If it is any consolation, I quit a nanny job caring for 1 toddler 3 days per week, as the family did the Same Thing to Me! I would come in on a Monday a.m. and the New Kitchen would be a disaster with dirty food dishes piled in the sink from Saturday and Sunday, and dirty pots on the stove from the weekend, when I was off! The dishwasher was full with clean dishes and they were too lazy to empty it which takes 10 mins. They also had the babies bottles the first year, dirty and floating, in all this mess. Flies in the window above it. Totally disgusting!! I had to wash bottles and sterilize them before I could make his 10 a.m. bottle and wash his baby dishes for cereal. I started when he was 3 months old and ended when he was 15 months old. I had had it. They would use all the spoons and forks even in the drawers. I resigned when the Mom reprimanded me twice, for cleaning up this mess, while baby played in the room. The worst, was Mom had a business in the basement, and had employees coming in to this mess at 9 a.m. and trying to put their lunches in the dirty fridge. Ugh, it was soooo gross. Employees did comment, "we always know when miss pat is here as the kitchen is clean!" She even put in a new $40,000 kitchen and continued with this mess! I just cannot work for dirty, lazy people.
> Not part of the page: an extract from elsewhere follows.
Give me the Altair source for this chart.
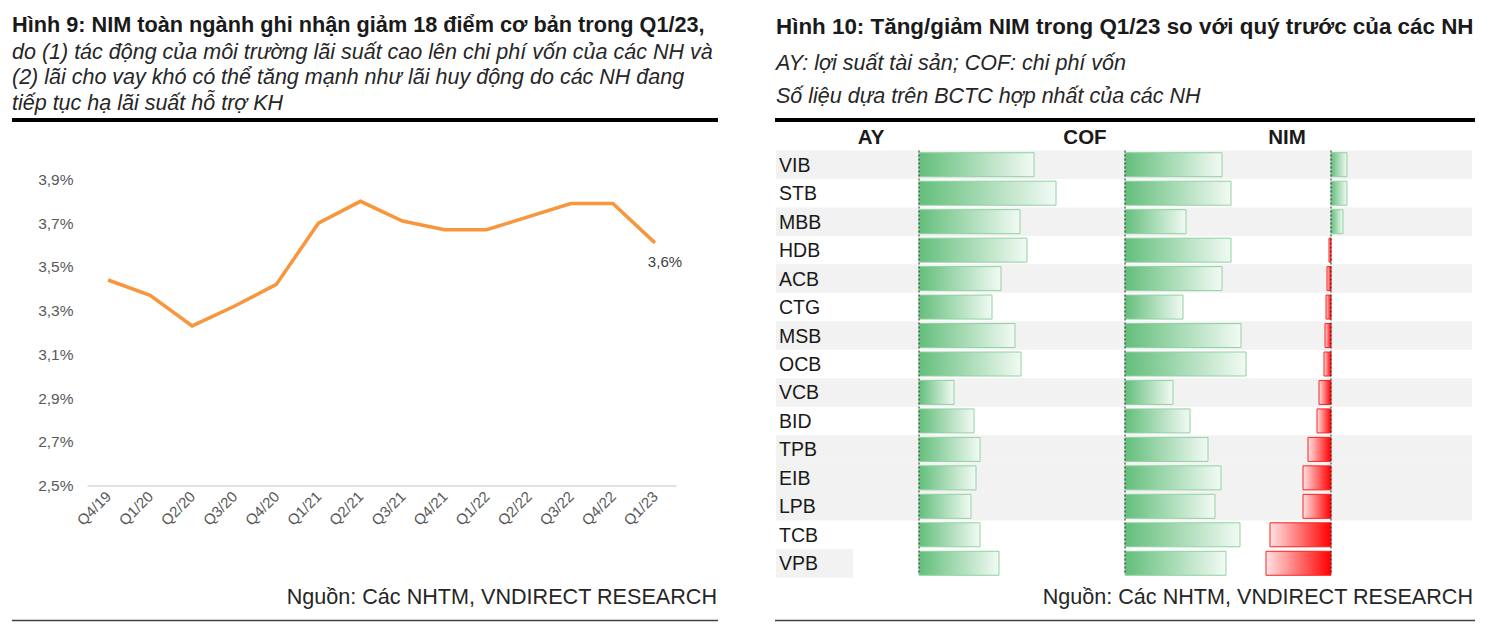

On interview on my next job, I said that I will only do Dishes of baby or child, laundry of children only, and can not stand a Dirty Kitchen at 7:30 a.m. They got the hint! The rest of the house was dirty, but the kitchen was clean. I know this is a really tough job to do every day and I got depressed and frustrated daily, so I had to Quit. All nannies are behind you and here for you. Summer is here and I would look for another job quick before August, as people don't change.
Good luck and keep us posted. miss pat

I put my two weeks in yesterday! A year and a half of that was entirely too much! The last straw was that the oldest may have lice again and the linens needed to be washed... done and done.